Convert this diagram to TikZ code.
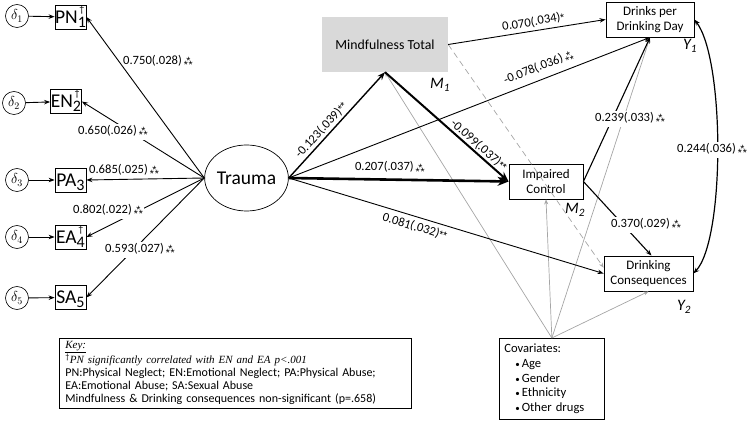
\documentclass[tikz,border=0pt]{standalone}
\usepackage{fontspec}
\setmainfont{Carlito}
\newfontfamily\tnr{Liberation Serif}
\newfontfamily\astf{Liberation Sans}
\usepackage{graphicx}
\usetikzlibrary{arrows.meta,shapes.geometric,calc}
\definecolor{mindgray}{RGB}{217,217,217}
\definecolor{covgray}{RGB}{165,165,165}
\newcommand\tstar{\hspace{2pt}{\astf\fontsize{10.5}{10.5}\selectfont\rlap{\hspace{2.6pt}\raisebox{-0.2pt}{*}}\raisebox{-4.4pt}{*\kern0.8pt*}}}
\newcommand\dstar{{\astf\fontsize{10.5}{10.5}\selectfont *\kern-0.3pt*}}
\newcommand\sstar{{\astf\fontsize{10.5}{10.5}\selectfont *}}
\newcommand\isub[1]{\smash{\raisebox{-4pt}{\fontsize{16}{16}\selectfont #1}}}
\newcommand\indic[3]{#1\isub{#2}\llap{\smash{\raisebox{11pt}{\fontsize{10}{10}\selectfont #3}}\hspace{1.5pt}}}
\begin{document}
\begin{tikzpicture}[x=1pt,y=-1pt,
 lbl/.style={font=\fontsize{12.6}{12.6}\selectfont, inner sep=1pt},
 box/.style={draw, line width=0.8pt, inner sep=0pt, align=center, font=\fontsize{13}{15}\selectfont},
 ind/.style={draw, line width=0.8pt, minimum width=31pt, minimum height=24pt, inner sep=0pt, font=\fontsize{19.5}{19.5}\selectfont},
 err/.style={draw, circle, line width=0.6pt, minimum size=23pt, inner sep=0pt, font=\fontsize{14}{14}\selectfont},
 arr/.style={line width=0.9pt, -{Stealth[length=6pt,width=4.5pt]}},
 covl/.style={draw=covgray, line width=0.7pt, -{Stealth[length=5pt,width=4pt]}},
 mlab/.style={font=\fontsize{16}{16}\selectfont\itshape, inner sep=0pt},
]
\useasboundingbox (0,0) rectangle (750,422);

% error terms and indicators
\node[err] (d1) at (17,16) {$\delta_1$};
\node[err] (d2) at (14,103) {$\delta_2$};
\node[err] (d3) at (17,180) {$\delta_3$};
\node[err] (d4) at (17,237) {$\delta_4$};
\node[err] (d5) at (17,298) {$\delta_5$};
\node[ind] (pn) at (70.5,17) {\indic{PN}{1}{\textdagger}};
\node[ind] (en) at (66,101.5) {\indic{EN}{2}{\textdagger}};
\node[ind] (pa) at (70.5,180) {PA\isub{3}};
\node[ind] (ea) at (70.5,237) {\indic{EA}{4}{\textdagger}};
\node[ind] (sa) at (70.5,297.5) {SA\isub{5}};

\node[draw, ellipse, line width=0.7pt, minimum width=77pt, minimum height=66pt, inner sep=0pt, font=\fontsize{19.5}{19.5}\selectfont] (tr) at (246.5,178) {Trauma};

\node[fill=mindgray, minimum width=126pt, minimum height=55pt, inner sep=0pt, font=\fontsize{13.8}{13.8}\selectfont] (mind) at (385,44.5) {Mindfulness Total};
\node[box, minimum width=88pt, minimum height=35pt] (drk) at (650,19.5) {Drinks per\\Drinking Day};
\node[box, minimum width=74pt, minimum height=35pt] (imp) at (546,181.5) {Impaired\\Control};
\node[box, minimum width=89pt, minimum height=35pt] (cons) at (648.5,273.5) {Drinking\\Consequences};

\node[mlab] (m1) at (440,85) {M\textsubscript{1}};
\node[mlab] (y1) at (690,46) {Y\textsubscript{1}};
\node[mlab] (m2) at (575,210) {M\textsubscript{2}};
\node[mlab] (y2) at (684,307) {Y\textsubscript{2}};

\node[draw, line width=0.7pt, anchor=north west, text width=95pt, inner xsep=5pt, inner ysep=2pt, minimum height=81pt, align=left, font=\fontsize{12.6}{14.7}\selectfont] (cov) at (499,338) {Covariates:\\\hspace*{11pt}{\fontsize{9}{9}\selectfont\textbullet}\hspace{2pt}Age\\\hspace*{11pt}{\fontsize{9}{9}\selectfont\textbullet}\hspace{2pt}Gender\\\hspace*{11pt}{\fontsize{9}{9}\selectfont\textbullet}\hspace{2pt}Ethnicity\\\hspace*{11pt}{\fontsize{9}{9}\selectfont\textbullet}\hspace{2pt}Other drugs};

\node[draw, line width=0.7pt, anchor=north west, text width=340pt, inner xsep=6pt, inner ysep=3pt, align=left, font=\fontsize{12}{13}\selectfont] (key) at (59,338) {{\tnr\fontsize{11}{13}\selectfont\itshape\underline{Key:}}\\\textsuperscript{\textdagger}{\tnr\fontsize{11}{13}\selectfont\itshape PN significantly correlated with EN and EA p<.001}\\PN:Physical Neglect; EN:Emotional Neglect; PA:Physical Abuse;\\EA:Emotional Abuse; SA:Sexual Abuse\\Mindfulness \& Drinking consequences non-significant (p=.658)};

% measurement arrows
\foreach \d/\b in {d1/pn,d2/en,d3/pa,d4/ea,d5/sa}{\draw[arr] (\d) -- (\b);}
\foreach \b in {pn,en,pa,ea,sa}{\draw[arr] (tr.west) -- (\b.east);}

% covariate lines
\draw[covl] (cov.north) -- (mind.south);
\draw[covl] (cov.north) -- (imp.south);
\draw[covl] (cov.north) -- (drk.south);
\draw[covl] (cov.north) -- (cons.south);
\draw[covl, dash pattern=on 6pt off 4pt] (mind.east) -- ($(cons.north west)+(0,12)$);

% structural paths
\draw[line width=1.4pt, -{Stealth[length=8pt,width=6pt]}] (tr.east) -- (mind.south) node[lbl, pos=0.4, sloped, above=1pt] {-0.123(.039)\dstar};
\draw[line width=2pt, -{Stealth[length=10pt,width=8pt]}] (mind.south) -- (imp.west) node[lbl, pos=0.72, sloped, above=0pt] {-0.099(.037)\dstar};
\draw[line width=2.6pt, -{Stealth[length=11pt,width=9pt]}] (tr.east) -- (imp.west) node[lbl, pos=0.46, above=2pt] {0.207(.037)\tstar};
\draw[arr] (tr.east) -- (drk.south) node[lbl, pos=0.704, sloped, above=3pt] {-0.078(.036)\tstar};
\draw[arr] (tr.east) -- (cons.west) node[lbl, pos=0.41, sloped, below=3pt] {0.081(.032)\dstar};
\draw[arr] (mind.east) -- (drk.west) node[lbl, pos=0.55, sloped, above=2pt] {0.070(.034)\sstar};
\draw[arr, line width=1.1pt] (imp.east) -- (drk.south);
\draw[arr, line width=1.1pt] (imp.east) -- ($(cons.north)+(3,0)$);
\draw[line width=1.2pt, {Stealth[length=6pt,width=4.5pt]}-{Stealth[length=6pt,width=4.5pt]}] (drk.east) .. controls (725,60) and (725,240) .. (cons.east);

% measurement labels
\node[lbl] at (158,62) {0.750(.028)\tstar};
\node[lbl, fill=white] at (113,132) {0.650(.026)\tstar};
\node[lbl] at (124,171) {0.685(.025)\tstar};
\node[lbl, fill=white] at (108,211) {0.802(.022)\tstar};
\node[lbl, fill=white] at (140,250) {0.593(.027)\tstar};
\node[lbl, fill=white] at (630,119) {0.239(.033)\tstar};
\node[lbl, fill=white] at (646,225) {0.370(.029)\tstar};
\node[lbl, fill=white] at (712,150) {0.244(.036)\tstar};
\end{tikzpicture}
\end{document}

══════════

Quote the full listing above word for word; exclude every picture from the copy.

Convert this diagram to TikZ code.
\documentclass[tikz,border=0pt]{standalone}
\usepackage{fontspec}
\setmainfont{Carlito}
\newfontfamily\tnr{Liberation Serif}
\newfontfamily\astf{Liberation Sans}
\usepackage{graphicx}
\usetikzlibrary{arrows.meta,shapes.geometric,calc}
\definecolor{mindgray}{RGB}{217,217,217}
\definecolor{covgray}{RGB}{165,165,165}
\newcommand\tstar{\hspace{2pt}{\astf\fontsize{10.5}{10.5}\selectfont\rlap{\hspace{2.6pt}\raisebox{-0.2pt}{*}}\raisebox{-4.4pt}{*\kern0.8pt*}}}
\newcommand\dstar{{\astf\fontsize{10.5}{10.5}\selectfont *\kern-0.3pt*}}
\newcommand\sstar{{\astf\fontsize{10.5}{10.5}\selectfont *}}
\newcommand\isub[1]{\smash{\raisebox{-4pt}{\fontsize{16}{16}\selectfont #1}}}
\newcommand\indic[3]{#1\isub{#2}\llap{\smash{\raisebox{11pt}{\fontsize{10}{10}\selectfont #3}}\hspace{1.5pt}}}
\begin{document}
\begin{tikzpicture}[x=1pt,y=-1pt,
 lbl/.style={font=\fontsize{12.6}{12.6}\selectfont, inner sep=1pt},
 box/.style={draw, line width=0.8pt, inner sep=0pt, align=center, font=\fontsize{13}{15}\selectfont},
 ind/.style={draw, line width=0.8pt, minimum width=31pt, minimum height=24pt, inner sep=0pt, font=\fontsize{19.5}{19.5}\selectfont},
 err/.style={draw, circle, line width=0.6pt, minimum size=23pt, inner sep=0pt, font=\fontsize{14}{14}\selectfont},
 arr/.style={line width=0.9pt, -{Stealth[length=6pt,width=4.5pt]}},
 covl/.style={draw=covgray, line width=0.7pt, -{Stealth[length=5pt,width=4pt]}},
 mlab/.style={font=\fontsize{16}{16}\selectfont\itshape, inner sep=0pt},
]
\useasboundingbox (0,0) rectangle (750,422);

% error terms and indicators
\node[err] (d1) at (17,16) {$\delta_1$};
\node[err] (d2) at (14,103) {$\delta_2$};
\node[err] (d3) at (17,180) {$\delta_3$};
\node[err] (d4) at (17,237) {$\delta_4$};
\node[err] (d5) at (17,298) {$\delta_5$};
\node[ind] (pn) at (70.5,17) {\indic{PN}{1}{\textdagger}};
\node[ind] (en) at (66,101.5) {\indic{EN}{2}{\textdagger}};
\node[ind] (pa) at (70.5,180) {PA\isub{3}};
\node[ind] (ea) at (70.5,237) {\indic{EA}{4}{\textdagger}};
\node[ind] (sa) at (70.5,297.5) {SA\isub{5}};

\node[draw, ellipse, line width=0.7pt, minimum width=77pt, minimum height=66pt, inner sep=0pt, font=\fontsize{19.5}{19.5}\selectfont] (tr) at (246.5,178) {Trauma};

\node[fill=mindgray, minimum width=126pt, minimum height=55pt, inner sep=0pt, font=\fontsize{13.8}{13.8}\selectfont] (mind) at (385,44.5) {Mindfulness Total};
\node[box, minimum width=88pt, minimum height=35pt] (drk) at (650,19.5) {Drinks per\\Drinking Day};
\node[box, minimum width=74pt, minimum height=35pt] (imp) at (546,181.5) {Impaired\\Control};
\node[box, minimum width=89pt, minimum height=35pt] (cons) at (648.5,273.5) {Drinking\\Consequences};

\node[mlab] (m1) at (440,85) {M\textsubscript{1}};
\node[mlab] (y1) at (690,46) {Y\textsubscript{1}};
\node[mlab] (m2) at (575,210) {M\textsubscript{2}};
\node[mlab] (y2) at (684,307) {Y\textsubscript{2}};

\node[draw, line width=0.7pt, anchor=north west, text width=95pt, inner xsep=5pt, inner ysep=2pt, minimum height=81pt, align=left, font=\fontsize{12.6}{14.7}\selectfont] (cov) at (499,338) {Covariates:\\\hspace*{11pt}{\fontsize{9}{9}\selectfont\textbullet}\hspace{2pt}Age\\\hspace*{11pt}{\fontsize{9}{9}\selectfont\textbullet}\hspace{2pt}Gender\\\hspace*{11pt}{\fontsize{9}{9}\selectfont\textbullet}\hspace{2pt}Ethnicity\\\hspace*{11pt}{\fontsize{9}{9}\selectfont\textbullet}\hspace{2pt}Other drugs};

\node[draw, line width=0.7pt, anchor=north west, text width=340pt, inner xsep=6pt, inner ysep=3pt, align=left, font=\fontsize{12}{13}\selectfont] (key) at (59,338) {{\tnr\fontsize{11}{13}\selectfont\itshape\underline{Key:}}\\\textsuperscript{\textdagger}{\tnr\fontsize{11}{13}\selectfont\itshape PN significantly correlated with EN and EA p<.001}\\PN:Physical Neglect; EN:Emotional Neglect; PA:Physical Abuse;\\EA:Emotional Abuse; SA:Sexual Abuse\\Mindfulness \& Drinking consequences non-significant (p=.658)};

% measurement arrows
\foreach \d/\b in {d1/pn,d2/en,d3/pa,d4/ea,d5/sa}{\draw[arr] (\d) -- (\b);}
\foreach \b in {pn,en,pa,ea,sa}{\draw[arr] (tr.west) -- (\b.east);}

% covariate lines
\draw[covl] (cov.north) -- (mind.south);
\draw[covl] (cov.north) -- (imp.south);
\draw[covl] (cov.north) -- (drk.south);
\draw[covl] (cov.north) -- (cons.south);
\draw[covl, dash pattern=on 6pt off 4pt] (mind.east) -- ($(cons.north west)+(0,12)$);

% structural paths
\draw[line width=1.4pt, -{Stealth[length=8pt,width=6pt]}] (tr.east) -- (mind.south) node[lbl, pos=0.4, sloped, above=1pt] {-0.123(.039)\dstar};
\draw[line width=2pt, -{Stealth[length=10pt,width=8pt]}] (mind.south) -- (imp.west) node[lbl, pos=0.72, sloped, above=0pt] {-0.099(.037)\dstar};
\draw[line width=2.6pt, -{Stealth[length=11pt,width=9pt]}] (tr.east) -- (imp.west) node[lbl, pos=0.46, above=2pt] {0.207(.037)\tstar};
\draw[arr] (tr.east) -- (drk.south) node[lbl, pos=0.704, sloped, above=3pt] {-0.078(.036)\tstar};
\draw[arr] (tr.east) -- (cons.west) node[lbl, pos=0.41, sloped, below=3pt] {0.081(.032)\dstar};
\draw[arr] (mind.east) -- (drk.west) node[lbl, pos=0.55, sloped, above=2pt] {0.070(.034)\sstar};
\draw[arr, line width=1.1pt] (imp.east) -- (drk.south);
\draw[arr, line width=1.1pt] (imp.east) -- ($(cons.north)+(3,0)$);
\draw[line width=1.2pt, {Stealth[length=6pt,width=4.5pt]}-{Stealth[length=6pt,width=4.5pt]}] (drk.east) .. controls (725,60) and (725,240) .. (cons.east);

% measurement labels
\node[lbl] at (158,62) {0.750(.028)\tstar};
\node[lbl, fill=white] at (113,132) {0.650(.026)\tstar};
\node[lbl] at (124,171) {0.685(.025)\tstar};
\node[lbl, fill=white] at (108,211) {0.802(.022)\tstar};
\node[lbl, fill=white] at (140,250) {0.593(.027)\tstar};
\node[lbl, fill=white] at (630,119) {0.239(.033)\tstar};
\node[lbl, fill=white] at (646,225) {0.370(.029)\tstar};
\node[lbl, fill=white] at (712,150) {0.244(.036)\tstar};
\end{tikzpicture}
\end{document}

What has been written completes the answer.